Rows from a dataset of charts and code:
# # # # # # #

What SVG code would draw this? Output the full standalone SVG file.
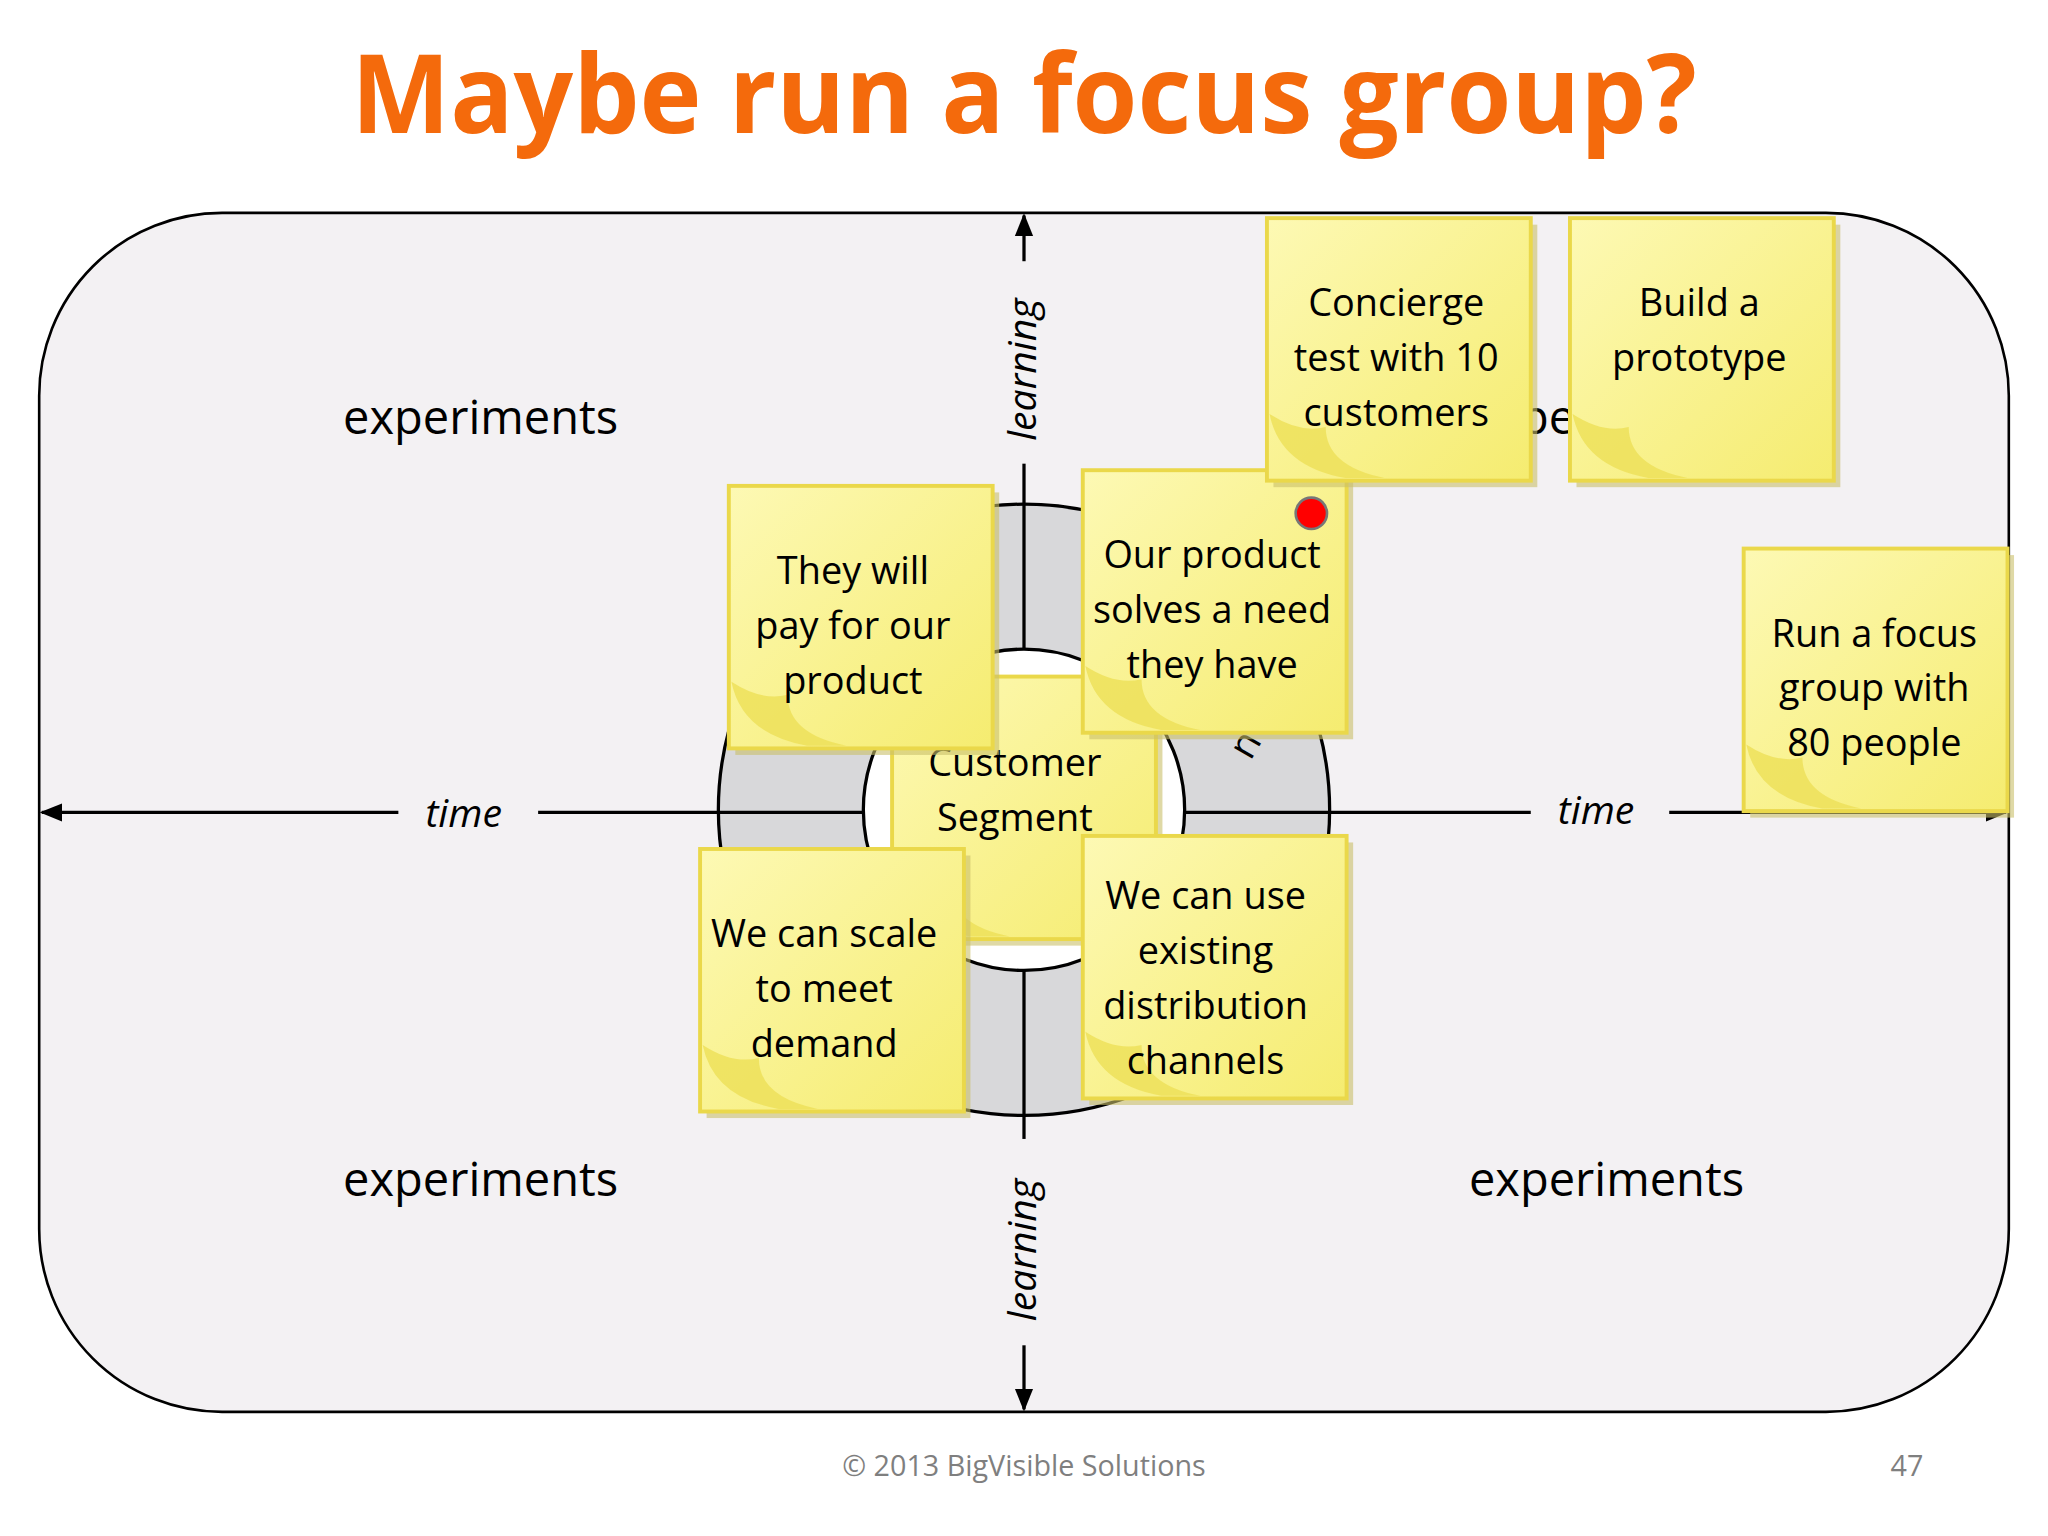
<svg xmlns="http://www.w3.org/2000/svg" width="2048" height="1536" viewBox="0 0 2048 1536">
<defs>
<linearGradient id="ng" x1="0" y1="0" x2="1" y2="1"><stop offset="0" stop-color="#fdf9b4"/><stop offset="1" stop-color="#f5ec70"/></linearGradient>
<marker id="ar" viewBox="0 0 10 10" refX="9" refY="5" markerWidth="7" markerHeight="7" orient="auto-start-reverse"><path d="M0,1 L10,5 L0,9 z" fill="#000"/></marker>
<g id="note">
<rect x="5" y="5" width="202" height="201" fill="#c9bf6a" opacity="0.6"/>
<rect x="0" y="0" width="202" height="201" fill="url(#ng)" stroke="#ead84a" stroke-width="3"/>
<path d="M2,150 Q25,165 45,160 Q45,190 90,199 L60,199 Q10,190 2,150 z" fill="#ede15a" opacity="0.85"/>
</g>
</defs>
<style>
.t{font-family:"Open Sans","Liberation Sans",sans-serif;fill:#000}
.nt{font-size:29px;text-anchor:middle}
.ax{font-size:30px;font-style:italic;text-anchor:middle}
.ex{font-size:36px;text-anchor:middle}
.ln{stroke:#000;stroke-width:2.5;fill:none}
</style>
<rect width="2048" height="1536" fill="#ffffff"/>
<g transform="scale(1.30612)">
<text x="784" y="102" text-anchor="middle" font-family="Open Sans,Liberation Sans,sans-serif" font-weight="bold" font-size="84" fill="#f46a0c" textLength="1030" lengthAdjust="spacingAndGlyphs">Maybe run a focus group?</text>
<g id="board"><rect x="30" y="163" width="1508" height="918" rx="140" fill="#f3f1f3" stroke="#000" stroke-width="2"/></g>
<g id="ring">
<circle cx="784" cy="620" r="234" fill="#d8d8da" stroke="#000" stroke-width="2.5"/>
<circle cx="784" cy="620" r="123" fill="#ffffff" stroke="#000" stroke-width="2.5"/>
<text class="t" font-size="30" transform="translate(962,575) rotate(-60)" text-anchor="middle">n</text>
</g>
<g id="connectors">
<line class="ln" x1="305" y1="622" x2="32" y2="622" marker-end="url(#ar)"/>
<line class="ln" x1="412" y1="622" x2="661" y2="622"/>
<line class="ln" x1="907" y1="622" x2="1172" y2="622"/>
<line class="ln" x1="1278" y1="622" x2="1536" y2="622" marker-end="url(#ar)"/>
<line class="ln" x1="784" y1="200" x2="784" y2="165" marker-end="url(#ar)"/>
<line class="ln" x1="784" y1="355" x2="784" y2="497"/>
<line class="ln" x1="784" y1="743" x2="784" y2="872"/>
<line class="ln" x1="784" y1="1030" x2="784" y2="1079" marker-end="url(#ar)"/>
</g>
<text class="t ax" x="355" y="633">time</text>
<text class="t ax" x="1222" y="631">time</text>
<text class="t ax" transform="translate(793,283) rotate(-90)">learning</text>
<text class="t ax" transform="translate(793,957) rotate(-90)">learning</text>
<text class="t ex" x="368" y="332">experiments</text>
<text class="t ex" x="1230" y="332">experiments</text>
<text class="t ex" x="368" y="916">experiments</text>
<text class="t ex" x="1230" y="916">experiments</text>
<g id="n-customer"><use href="#note" x="683" y="518"/><text class="t nt" x="777" y="594">Customer</text><text class="t nt" x="777" y="636">Segment</text></g>
<g id="n-pay"><use href="#note" x="558" y="372"/><text class="t nt" x="653" y="447">They will</text><text class="t nt" x="653" y="489">pay for our</text><text class="t nt" x="653" y="531">product</text></g>
<g id="n-need"><use href="#note" x="829" y="360"/><text class="t nt" x="928" y="435">Our product</text><text class="t nt" x="928" y="477">solves a need</text><text class="t nt" x="928" y="519">they have</text><circle cx="1004" cy="393" r="12" fill="#f00" stroke="#777" stroke-width="2"/></g>
<g id="n-scale"><use href="#note" x="536" y="650"/><text class="t nt" x="631" y="725">We can scale</text><text class="t nt" x="631" y="767">to meet</text><text class="t nt" x="631" y="809">demand</text></g>
<g id="n-dist"><use href="#note" x="829" y="640"/><text class="t nt" x="923" y="696">We can use</text><text class="t nt" x="923" y="738">existing</text><text class="t nt" x="923" y="780">distribution</text><text class="t nt" x="923" y="822">channels</text></g>
<g id="n-concierge"><use href="#note" x="970" y="167"/><text class="t nt" x="1069" y="242">Concierge</text><text class="t nt" x="1069" y="284">test with 10</text><text class="t nt" x="1069" y="326">customers</text></g>
<g id="n-proto"><use href="#note" x="1202" y="167"/><text class="t nt" x="1301" y="242">Build a</text><text class="t nt" x="1301" y="284">prototype</text></g>
<g id="n-focus"><use href="#note" x="1335" y="420"/><text class="t nt" x="1435" y="495">Run a focus</text><text class="t nt" x="1435" y="537">group with</text><text class="t nt" x="1435" y="579">80 people</text></g>
<text x="784" y="1130" text-anchor="middle" font-family="Open Sans,Liberation Sans,sans-serif" font-size="22" fill="#7f7f7f">© 2013 BigVisible Solutions</text>
<text x="1460" y="1130" text-anchor="middle" font-family="Open Sans,Liberation Sans,sans-serif" font-size="22" fill="#7f7f7f">47</text>
</g>
</svg>
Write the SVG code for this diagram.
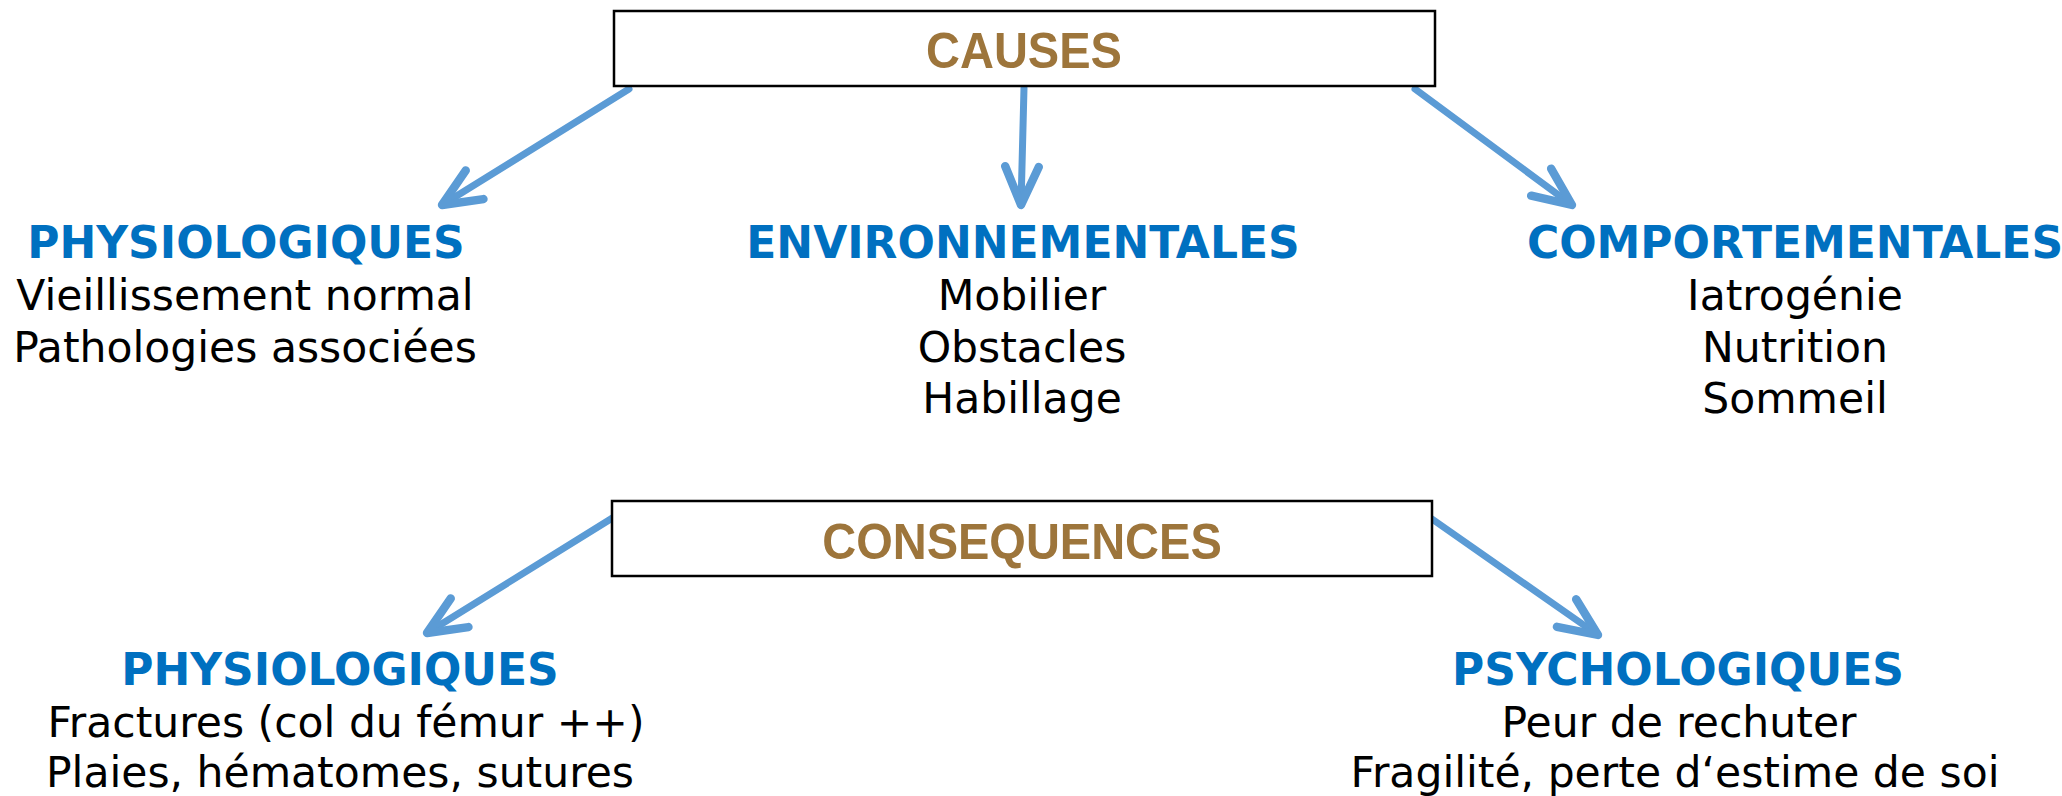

# # # # # # #

◆ Work to do ◆
Quote the records in full and exactly; skip any image.

◆ Solution for this task ◆
What SVG code would draw this? Output the full standalone SVG file.
<svg xmlns="http://www.w3.org/2000/svg" width="2048" height="1536" viewBox="0 0 2048 1536">
<defs>
<linearGradient id="ng" x1="0" y1="0" x2="1" y2="1"><stop offset="0" stop-color="#fdf9b4"/><stop offset="1" stop-color="#f5ec70"/></linearGradient>
<marker id="ar" viewBox="0 0 10 10" refX="9" refY="5" markerWidth="7" markerHeight="7" orient="auto-start-reverse"><path d="M0,1 L10,5 L0,9 z" fill="#000"/></marker>
<g id="note">
<rect x="5" y="5" width="202" height="201" fill="#c9bf6a" opacity="0.6"/>
<rect x="0" y="0" width="202" height="201" fill="url(#ng)" stroke="#ead84a" stroke-width="3"/>
<path d="M2,150 Q25,165 45,160 Q45,190 90,199 L60,199 Q10,190 2,150 z" fill="#ede15a" opacity="0.85"/>
</g>
</defs>
<style>
.t{font-family:"Open Sans","Liberation Sans",sans-serif;fill:#000}
.nt{font-size:29px;text-anchor:middle}
.ax{font-size:30px;font-style:italic;text-anchor:middle}
.ex{font-size:36px;text-anchor:middle}
.ln{stroke:#000;stroke-width:2.5;fill:none}
</style>
<rect width="2048" height="1536" fill="#ffffff"/>
<g transform="scale(1.30612)">
<text x="784" y="102" text-anchor="middle" font-family="Open Sans,Liberation Sans,sans-serif" font-weight="bold" font-size="84" fill="#f46a0c" textLength="1030" lengthAdjust="spacingAndGlyphs">Maybe run a focus group?</text>
<g id="board"><rect x="30" y="163" width="1508" height="918" rx="140" fill="#f3f1f3" stroke="#000" stroke-width="2"/></g>
<g id="ring">
<circle cx="784" cy="620" r="234" fill="#d8d8da" stroke="#000" stroke-width="2.5"/>
<circle cx="784" cy="620" r="123" fill="#ffffff" stroke="#000" stroke-width="2.5"/>
<text class="t" font-size="30" transform="translate(962,575) rotate(-60)" text-anchor="middle">n</text>
</g>
<g id="connectors">
<line class="ln" x1="305" y1="622" x2="32" y2="622" marker-end="url(#ar)"/>
<line class="ln" x1="412" y1="622" x2="661" y2="622"/>
<line class="ln" x1="907" y1="622" x2="1172" y2="622"/>
<line class="ln" x1="1278" y1="622" x2="1536" y2="622" marker-end="url(#ar)"/>
<line class="ln" x1="784" y1="200" x2="784" y2="165" marker-end="url(#ar)"/>
<line class="ln" x1="784" y1="355" x2="784" y2="497"/>
<line class="ln" x1="784" y1="743" x2="784" y2="872"/>
<line class="ln" x1="784" y1="1030" x2="784" y2="1079" marker-end="url(#ar)"/>
</g>
<text class="t ax" x="355" y="633">time</text>
<text class="t ax" x="1222" y="631">time</text>
<text class="t ax" transform="translate(793,283) rotate(-90)">learning</text>
<text class="t ax" transform="translate(793,957) rotate(-90)">learning</text>
<text class="t ex" x="368" y="332">experiments</text>
<text class="t ex" x="1230" y="332">experiments</text>
<text class="t ex" x="368" y="916">experiments</text>
<text class="t ex" x="1230" y="916">experiments</text>
<g id="n-customer"><use href="#note" x="683" y="518"/><text class="t nt" x="777" y="594">Customer</text><text class="t nt" x="777" y="636">Segment</text></g>
<g id="n-pay"><use href="#note" x="558" y="372"/><text class="t nt" x="653" y="447">They will</text><text class="t nt" x="653" y="489">pay for our</text><text class="t nt" x="653" y="531">product</text></g>
<g id="n-need"><use href="#note" x="829" y="360"/><text class="t nt" x="928" y="435">Our product</text><text class="t nt" x="928" y="477">solves a need</text><text class="t nt" x="928" y="519">they have</text><circle cx="1004" cy="393" r="12" fill="#f00" stroke="#777" stroke-width="2"/></g>
<g id="n-scale"><use href="#note" x="536" y="650"/><text class="t nt" x="631" y="725">We can scale</text><text class="t nt" x="631" y="767">to meet</text><text class="t nt" x="631" y="809">demand</text></g>
<g id="n-dist"><use href="#note" x="829" y="640"/><text class="t nt" x="923" y="696">We can use</text><text class="t nt" x="923" y="738">existing</text><text class="t nt" x="923" y="780">distribution</text><text class="t nt" x="923" y="822">channels</text></g>
<g id="n-concierge"><use href="#note" x="970" y="167"/><text class="t nt" x="1069" y="242">Concierge</text><text class="t nt" x="1069" y="284">test with 10</text><text class="t nt" x="1069" y="326">customers</text></g>
<g id="n-proto"><use href="#note" x="1202" y="167"/><text class="t nt" x="1301" y="242">Build a</text><text class="t nt" x="1301" y="284">prototype</text></g>
<g id="n-focus"><use href="#note" x="1335" y="420"/><text class="t nt" x="1435" y="495">Run a focus</text><text class="t nt" x="1435" y="537">group with</text><text class="t nt" x="1435" y="579">80 people</text></g>
<text x="784" y="1130" text-anchor="middle" font-family="Open Sans,Liberation Sans,sans-serif" font-size="22" fill="#7f7f7f">© 2013 BigVisible Solutions</text>
<text x="1460" y="1130" text-anchor="middle" font-family="Open Sans,Liberation Sans,sans-serif" font-size="22" fill="#7f7f7f">47</text>
</g>
</svg>
Write the SVG code for this diagram.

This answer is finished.